Yes, I happened to mention violins as instruments which can tune a note
"on the fly", as can my instrument the trombone, but the majority of
instruments can NOT.

Plus, I'm unaware of Jazz ensembles having a string section - they might
have a double bass though, and the ensembles I play with (concert or
brass bands, I used to play in a big band) never include strings.

So, the question remains. Why - FOR THE MAJORITY OF INSTRUMENTS WHICH
ARE MONOTONIC AND DO NOT "TUNE ON THE FLY" - does it matter whether a
note is an A or a Bbb? There's sweet fa the player can do about it, anyway.

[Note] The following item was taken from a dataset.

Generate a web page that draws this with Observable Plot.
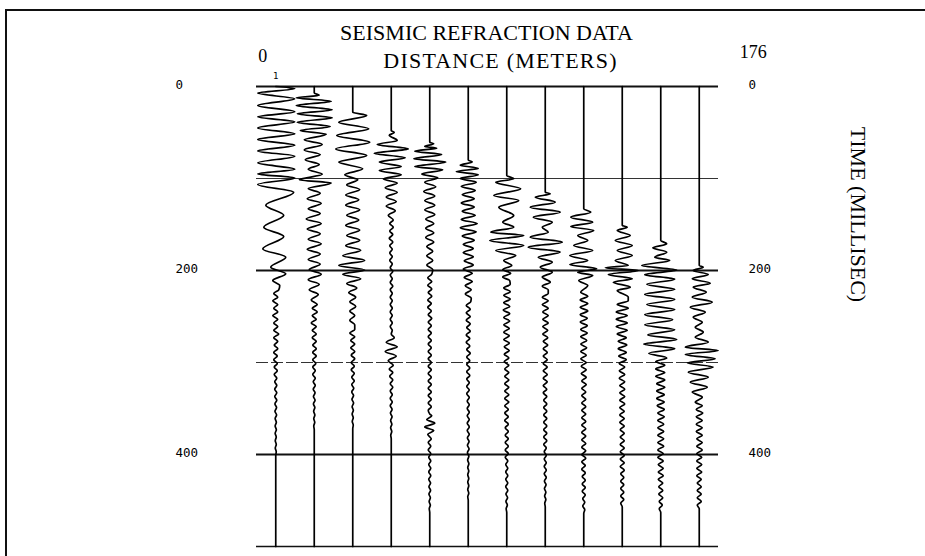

I remember having a similar "heated argument" with a guy on another
mailing list who insisted that instruments - let's say a trumpet -
should be tuned to equal temperament and any player who couldn't do it
should be sacked. It's not *possible* to tune a brass instrument to
equal temperament - it has at max 5 tuning slides to tune 12 pitches and
typically about 40 notes!

I take the point of various people that, for SOME instruments, you
really do want an obvious chord structure, but for most instruments,
especially those that cannot play chords, do the players really give a
monkeys? They just pitch-bend the tune to their neighbours.